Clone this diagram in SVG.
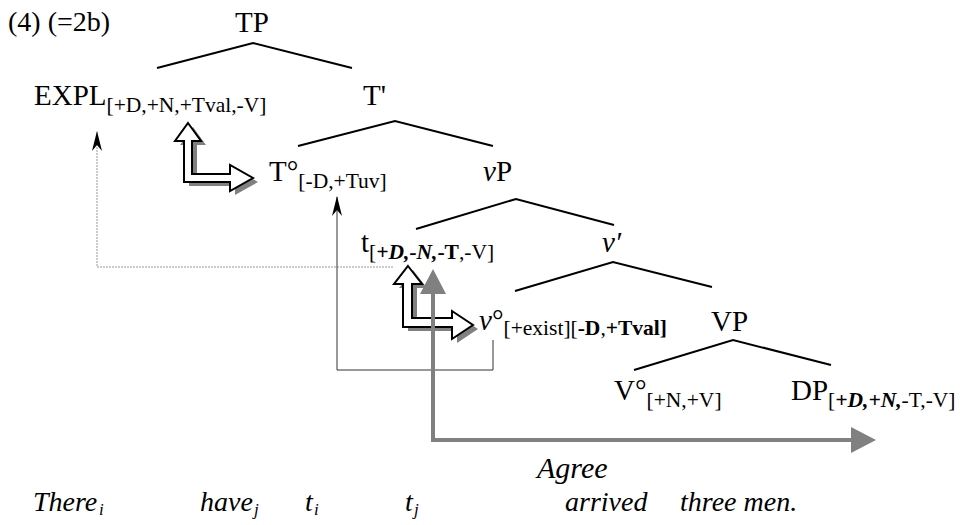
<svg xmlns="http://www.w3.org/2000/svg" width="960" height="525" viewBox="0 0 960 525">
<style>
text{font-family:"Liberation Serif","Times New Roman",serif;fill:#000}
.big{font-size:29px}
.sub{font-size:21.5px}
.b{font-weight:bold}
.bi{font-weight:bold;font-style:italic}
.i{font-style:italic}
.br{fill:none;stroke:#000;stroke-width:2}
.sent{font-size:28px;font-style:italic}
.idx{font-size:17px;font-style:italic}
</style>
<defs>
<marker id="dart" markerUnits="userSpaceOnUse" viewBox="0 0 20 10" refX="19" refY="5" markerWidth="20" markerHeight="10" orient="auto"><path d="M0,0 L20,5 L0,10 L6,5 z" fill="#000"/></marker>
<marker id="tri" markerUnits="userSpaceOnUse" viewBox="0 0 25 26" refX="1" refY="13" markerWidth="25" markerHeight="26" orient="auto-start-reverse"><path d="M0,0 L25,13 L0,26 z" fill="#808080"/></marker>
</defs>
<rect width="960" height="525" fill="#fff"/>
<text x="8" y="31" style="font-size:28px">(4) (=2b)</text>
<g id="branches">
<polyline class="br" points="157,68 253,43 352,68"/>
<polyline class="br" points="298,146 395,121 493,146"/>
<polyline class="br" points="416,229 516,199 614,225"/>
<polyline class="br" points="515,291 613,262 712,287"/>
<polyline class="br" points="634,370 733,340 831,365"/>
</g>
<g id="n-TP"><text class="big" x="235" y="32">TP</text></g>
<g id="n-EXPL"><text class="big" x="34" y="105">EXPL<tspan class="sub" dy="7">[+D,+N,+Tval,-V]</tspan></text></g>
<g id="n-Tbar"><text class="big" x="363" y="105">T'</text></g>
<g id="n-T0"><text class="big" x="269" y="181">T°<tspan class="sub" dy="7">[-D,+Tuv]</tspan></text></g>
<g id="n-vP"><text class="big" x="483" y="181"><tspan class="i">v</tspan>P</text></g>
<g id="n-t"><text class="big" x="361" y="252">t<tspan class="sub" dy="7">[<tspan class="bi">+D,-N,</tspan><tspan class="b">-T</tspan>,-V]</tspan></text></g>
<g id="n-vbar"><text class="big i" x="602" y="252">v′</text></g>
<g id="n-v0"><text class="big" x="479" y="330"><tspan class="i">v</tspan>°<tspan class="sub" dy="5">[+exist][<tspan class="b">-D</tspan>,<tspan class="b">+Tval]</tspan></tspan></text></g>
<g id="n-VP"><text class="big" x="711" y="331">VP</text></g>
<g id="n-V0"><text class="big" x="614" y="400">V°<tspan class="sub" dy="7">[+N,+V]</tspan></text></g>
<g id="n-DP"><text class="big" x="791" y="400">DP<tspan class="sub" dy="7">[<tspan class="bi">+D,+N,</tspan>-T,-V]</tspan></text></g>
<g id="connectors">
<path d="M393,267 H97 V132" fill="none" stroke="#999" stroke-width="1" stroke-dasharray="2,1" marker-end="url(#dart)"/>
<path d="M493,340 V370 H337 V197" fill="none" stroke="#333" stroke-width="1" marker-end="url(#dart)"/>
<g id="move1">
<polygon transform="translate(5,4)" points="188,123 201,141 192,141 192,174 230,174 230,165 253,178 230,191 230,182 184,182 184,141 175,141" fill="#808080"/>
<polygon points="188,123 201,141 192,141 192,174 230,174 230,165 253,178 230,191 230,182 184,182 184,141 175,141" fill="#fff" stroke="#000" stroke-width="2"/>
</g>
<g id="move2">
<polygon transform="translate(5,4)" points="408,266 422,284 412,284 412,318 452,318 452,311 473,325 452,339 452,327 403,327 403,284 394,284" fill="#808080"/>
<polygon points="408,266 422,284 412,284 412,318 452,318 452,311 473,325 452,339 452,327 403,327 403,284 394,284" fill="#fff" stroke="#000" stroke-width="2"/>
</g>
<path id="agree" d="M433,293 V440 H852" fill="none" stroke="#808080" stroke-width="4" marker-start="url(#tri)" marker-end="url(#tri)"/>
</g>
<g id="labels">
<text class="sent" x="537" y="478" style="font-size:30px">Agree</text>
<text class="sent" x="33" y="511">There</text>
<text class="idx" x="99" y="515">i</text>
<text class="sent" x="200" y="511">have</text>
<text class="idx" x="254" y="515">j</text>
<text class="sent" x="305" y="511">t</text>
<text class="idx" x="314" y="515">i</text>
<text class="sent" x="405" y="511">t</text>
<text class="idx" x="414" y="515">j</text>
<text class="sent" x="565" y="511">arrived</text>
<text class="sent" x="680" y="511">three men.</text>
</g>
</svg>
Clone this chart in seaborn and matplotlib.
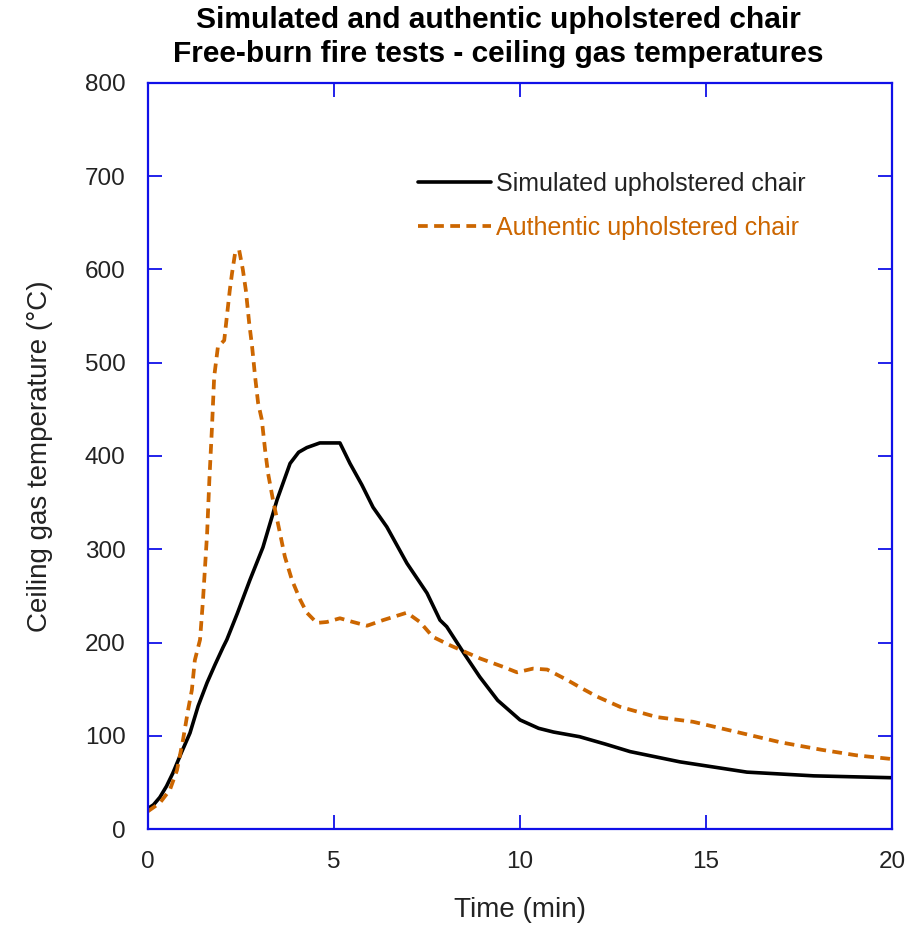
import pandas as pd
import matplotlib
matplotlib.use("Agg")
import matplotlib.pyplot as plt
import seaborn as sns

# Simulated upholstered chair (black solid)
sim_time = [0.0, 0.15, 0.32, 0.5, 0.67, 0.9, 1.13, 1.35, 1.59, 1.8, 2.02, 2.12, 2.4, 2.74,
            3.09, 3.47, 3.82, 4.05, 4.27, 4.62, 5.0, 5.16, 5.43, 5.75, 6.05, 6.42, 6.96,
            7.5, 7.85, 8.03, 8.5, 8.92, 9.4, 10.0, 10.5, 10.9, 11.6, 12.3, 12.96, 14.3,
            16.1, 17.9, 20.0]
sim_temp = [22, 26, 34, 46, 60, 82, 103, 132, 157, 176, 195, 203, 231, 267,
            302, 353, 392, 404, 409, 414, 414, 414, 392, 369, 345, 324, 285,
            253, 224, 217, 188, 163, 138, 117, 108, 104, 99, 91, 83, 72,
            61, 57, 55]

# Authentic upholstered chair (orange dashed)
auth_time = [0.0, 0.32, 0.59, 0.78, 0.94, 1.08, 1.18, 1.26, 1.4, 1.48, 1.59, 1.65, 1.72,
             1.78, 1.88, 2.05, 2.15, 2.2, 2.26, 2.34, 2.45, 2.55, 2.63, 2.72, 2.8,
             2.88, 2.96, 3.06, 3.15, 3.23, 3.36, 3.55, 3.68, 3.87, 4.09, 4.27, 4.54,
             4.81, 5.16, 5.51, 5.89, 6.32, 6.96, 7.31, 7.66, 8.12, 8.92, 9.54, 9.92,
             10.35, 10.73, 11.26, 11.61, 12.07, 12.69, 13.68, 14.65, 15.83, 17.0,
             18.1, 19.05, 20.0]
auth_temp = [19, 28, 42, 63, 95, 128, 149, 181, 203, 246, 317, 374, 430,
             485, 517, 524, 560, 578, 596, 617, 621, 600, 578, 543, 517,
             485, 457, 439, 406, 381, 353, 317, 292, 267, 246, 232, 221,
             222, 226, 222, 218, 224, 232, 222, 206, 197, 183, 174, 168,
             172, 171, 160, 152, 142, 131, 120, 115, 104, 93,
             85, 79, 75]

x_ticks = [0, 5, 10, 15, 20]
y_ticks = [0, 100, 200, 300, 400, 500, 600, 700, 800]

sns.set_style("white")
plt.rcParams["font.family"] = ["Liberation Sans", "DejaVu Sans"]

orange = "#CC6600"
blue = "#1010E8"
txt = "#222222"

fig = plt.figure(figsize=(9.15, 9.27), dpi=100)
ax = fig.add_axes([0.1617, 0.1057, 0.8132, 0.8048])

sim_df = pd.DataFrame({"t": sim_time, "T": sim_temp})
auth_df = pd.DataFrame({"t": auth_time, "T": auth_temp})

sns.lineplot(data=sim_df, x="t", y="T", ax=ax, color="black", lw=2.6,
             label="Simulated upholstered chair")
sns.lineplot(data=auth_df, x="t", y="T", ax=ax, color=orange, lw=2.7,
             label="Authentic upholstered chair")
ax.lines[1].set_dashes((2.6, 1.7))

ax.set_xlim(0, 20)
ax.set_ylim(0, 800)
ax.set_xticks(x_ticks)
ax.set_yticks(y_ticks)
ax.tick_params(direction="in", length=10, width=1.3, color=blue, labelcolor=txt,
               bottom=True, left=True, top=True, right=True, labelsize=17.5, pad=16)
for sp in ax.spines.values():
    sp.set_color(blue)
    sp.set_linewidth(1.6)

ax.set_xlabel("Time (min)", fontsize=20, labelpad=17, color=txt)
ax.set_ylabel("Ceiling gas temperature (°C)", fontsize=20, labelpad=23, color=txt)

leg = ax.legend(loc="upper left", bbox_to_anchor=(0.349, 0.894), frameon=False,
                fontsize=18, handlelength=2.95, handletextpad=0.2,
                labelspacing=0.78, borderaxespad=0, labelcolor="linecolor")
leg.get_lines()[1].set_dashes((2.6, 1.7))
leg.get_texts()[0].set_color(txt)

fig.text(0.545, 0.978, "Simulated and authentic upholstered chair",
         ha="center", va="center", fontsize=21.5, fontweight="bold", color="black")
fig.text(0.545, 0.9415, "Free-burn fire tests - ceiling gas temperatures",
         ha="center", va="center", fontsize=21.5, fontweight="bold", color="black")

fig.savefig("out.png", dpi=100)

● ● ●

Leave out the pictures and give again exactly the lines from the one with "Clone this chart in seaborn and matplotlib." through the one with "61, 57, 55]", and no others.

Clone this chart in seaborn and matplotlib.
import pandas as pd
import matplotlib
matplotlib.use("Agg")
import matplotlib.pyplot as plt
import seaborn as sns

# Simulated upholstered chair (black solid)
sim_time = [0.0, 0.15, 0.32, 0.5, 0.67, 0.9, 1.13, 1.35, 1.59, 1.8, 2.02, 2.12, 2.4, 2.74,
            3.09, 3.47, 3.82, 4.05, 4.27, 4.62, 5.0, 5.16, 5.43, 5.75, 6.05, 6.42, 6.96,
            7.5, 7.85, 8.03, 8.5, 8.92, 9.4, 10.0, 10.5, 10.9, 11.6, 12.3, 12.96, 14.3,
            16.1, 17.9, 20.0]
sim_temp = [22, 26, 34, 46, 60, 82, 103, 132, 157, 176, 195, 203, 231, 267,
            302, 353, 392, 404, 409, 414, 414, 414, 392, 369, 345, 324, 285,
            253, 224, 217, 188, 163, 138, 117, 108, 104, 99, 91, 83, 72,
            61, 57, 55]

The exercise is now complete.